Home Care Diary – CQC


My agency is being inspected by the Care Quality Commission.

We got a text from the agency yesterday which said they’d had notification of an inspection and CQC Inspectors might want to talk to us. Apparently they’ve also got ‘experts by experience’ whatever that is.

Well, all I can say is I hope they pick me because I could tell them a thing or two. I looked on the CQC website and it said they inspect organisations and judge whether they are safe, effective, responsive, caring and well-led and then give them a rating of outstanding, good, requires improvement or inadequate. I don’t want to work for a company which is described as inadequate but what does that mean? I’m a good worker (I think), I’m caring and I respond well  – I always respond if I’m asked something and I think I’m effective at what I do and I’m safe although I did once stand on a chair to fix some curtains for Albert which I’m not supposed to do but it needed doing, and I think I’m effective, whatever that is.

But why does it keep changing? I’ve been around long enough to remember the National Care Standards and the Commission for Social Care Inspection (CSKY we called it) and now it’s the Care Quality Commission and they keep on changing the way they inspect – methodology they call it but nothing much seems to change for me. I mean I still get rubbish pay, I still don’t get paid for my travel or my travel time, I still have to do loads of 15 minute visits, I still get in trouble if I’m 5 minutes early or late and the Service Users, most of them, still don’t get the time they need, so what difference does it make if there’s a report on their website?

It makes me so mad.

‘Go online,’ it says. ‘Download the report.’

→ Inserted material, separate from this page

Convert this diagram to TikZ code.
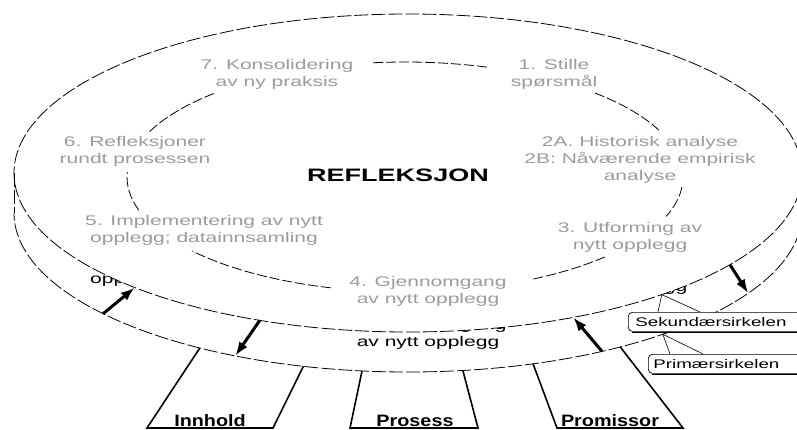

Most of my Service Users can hardly see and if they could see they don’t have a computer and if they did have a computer they couldn’t use it and most of them wouldn’t want to so who cares anyway? I’ve read some CQC reports and I’ve never read one that wasn’t full of spelling mistakes and childish grammatical errors – even my Richard could do better than that and he’s 13 and watches You Tube all the time.

I don’t think the Inspectors know diddly if I’m honest. Why don’t they spend a day with me, following me around? See how they like getting up at 5am to get the bus in the freezing cold and go and do 15 visits in a day, many of them 15 minutes to people who are blind and deaf and lonely and incontinent and racist or who put their hand up your skirt and their family tell you to clean up their dirty dishes while their Mum lies in her own piss and they play computer games? Come on Inspector, walk a mile in my shoes (if they’ll fit) and find out what things are really like.

But they don’t want to do that. Instead they send out a questionnaire or ask you if you know what safeguarding means or have you had any training in the Mental Capacity Act. What a waste of time.

But what will really change?

Some carers are good and some aren’t, some are caring and some aren’t, some Service Users are nice and some aren’t, that’s life isn’t it, you’re dealing with human beans, as Albert says. I don’t think it’s the agency’s fault, if I’m honest. They seem to have a pretty impossible job. My agency delivers 3000 hours of service a week; if an average visit is half an hour that means they’re organising 6000 visits a week. Well, if you have problems with 1% of those visits that’s 60 visits a week where someone is left potentially in a life threatening situation – they have a fall or a heart attack or don’t get their medication on time or don’t get a drink or something to eat or they’re left in bed for 24 hours with their catheter leaking all over the bed-clothes. I mean it’s impossible isn’t it.

Service Users are always saying to me ‘the agency is a shambles, I used to be in business, I could show them how it should be done,’ but I don’t think they could really. God knows I wouldn’t want a job in the office. Why would you do a job like that? The same reason I do this I suppose, the same reason anyone does anything really, it’s my job, it’s what I know, it’s what I do.

Meg says I should get a job in Tesco but I wouldn’t do that. Ping, ping, ping. ‘Have you got your own bags?’ Ping, ping, ping. ‘Enter your Pin number please.’ Ping, ping, ping. ‘Sorry this doesn’t have a bar code.’ Ping, ping, ping. I don’t want to measure out my life in pings, thank you very much.


I’ve been interviewed!

It was exciting. I told them about my pay and the short visits and not being paid for travel time but I couldn’t tell if they were interested. They asked me what I knew about the Mental Capacity Act and if I knew how to raise a safeguarding alert and they asked me about the managers at the agency. I said they were all right. Well they are. Anyway they’ve employed me for 12 years. I asked them if they wanted to spend the day with me seeing what it was really like on the front line but they said they didn’t have time, they had to write up their report. They told me the report would come out in about 3 month’s time and I could download it from their website. I can’t wait.